From this daring use of pictures, to color photography to – yes – even to the dizzy adventure of putting color pictures on the cover, The Magazine has waxed and flourished, first under his longtime associate, John Oliver La Gorce (who has a mountain, a lake, and a glacier in Alaska named after him, a meteorological station, mountain range, and peak in Antarctica, a golf course, country club, drive and island in Miami Beach), before being entrusted to his son Melville Grosvenor…
As you may have noticed, a cropped version the second photograph appears in the September 1988 One Hundredth Anniversary issue. (I even use that version as the background to my member page.) As for the third parody photography in the article, it is full-page in size which is a problem for copying. Esquire is an oversized publication, about 13” by 10” in dimensions. The photo is not of the quality of the other two so it really was not worth the effort anyway. It is a image of a man in a snowstorm, dressed in fur, goggles and snowshoes, pointing with one hand at the outstretched palm of the other. A black dot is among the snow in his palm. The caption title and caption text read:
Typical news scoop, exclusive in the pages of N. G.

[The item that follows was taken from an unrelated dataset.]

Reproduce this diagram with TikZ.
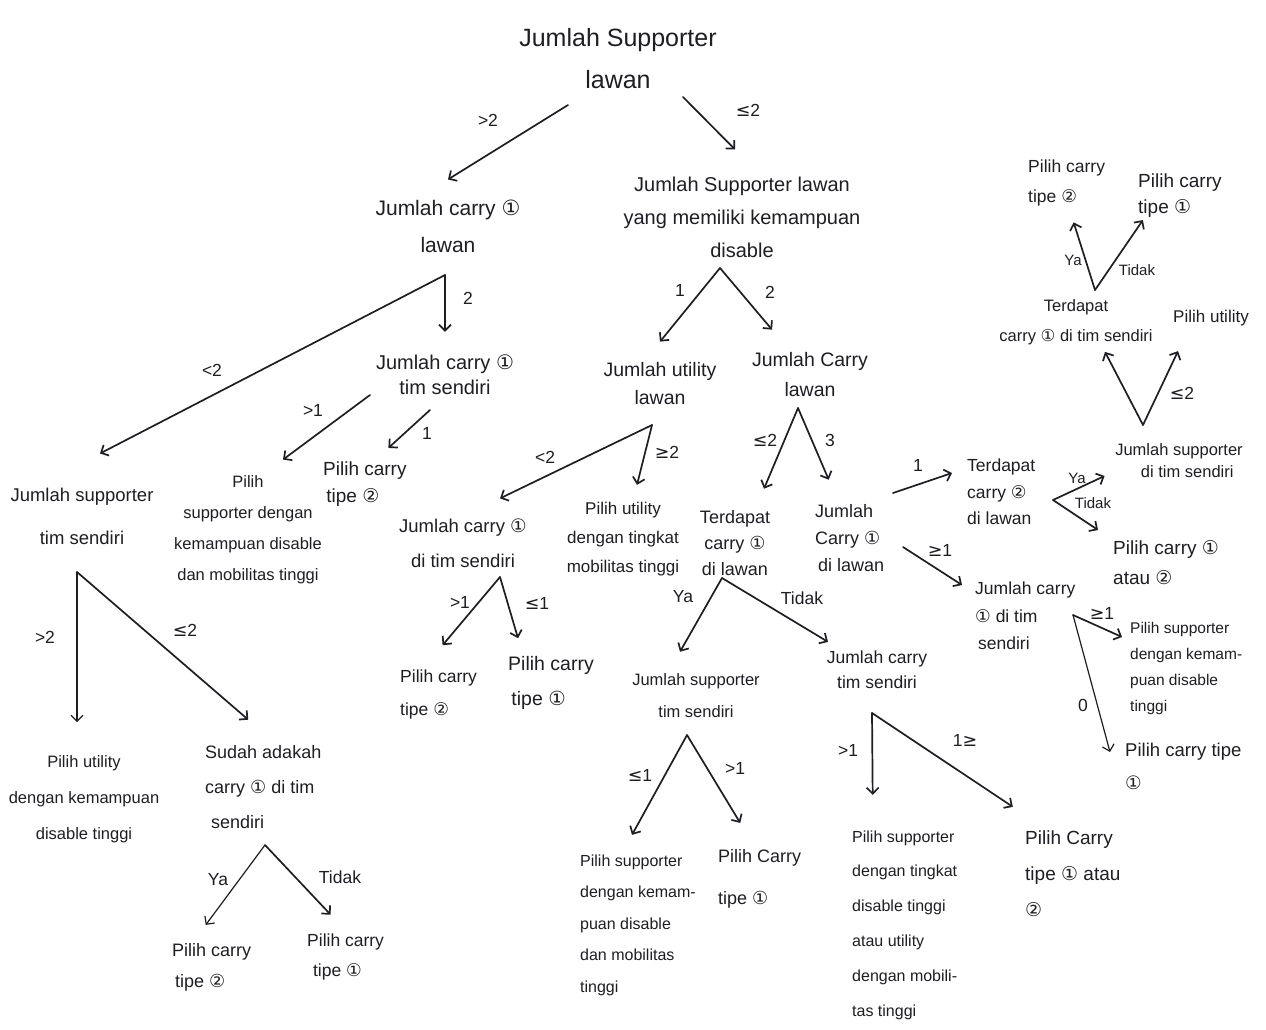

“At the very tip of the South Pole, I encountered the common housefly!” Whipped by icy gusts in the white wilderness, National Geographic’s man-in-the-field makes a truly startling scientific discovery which will benefit all mankind forever.
This article is an excellent read and a worthy addition to anyone’s collection. I hope this little sidestep into the past from outside the yellow borders is enjoyed.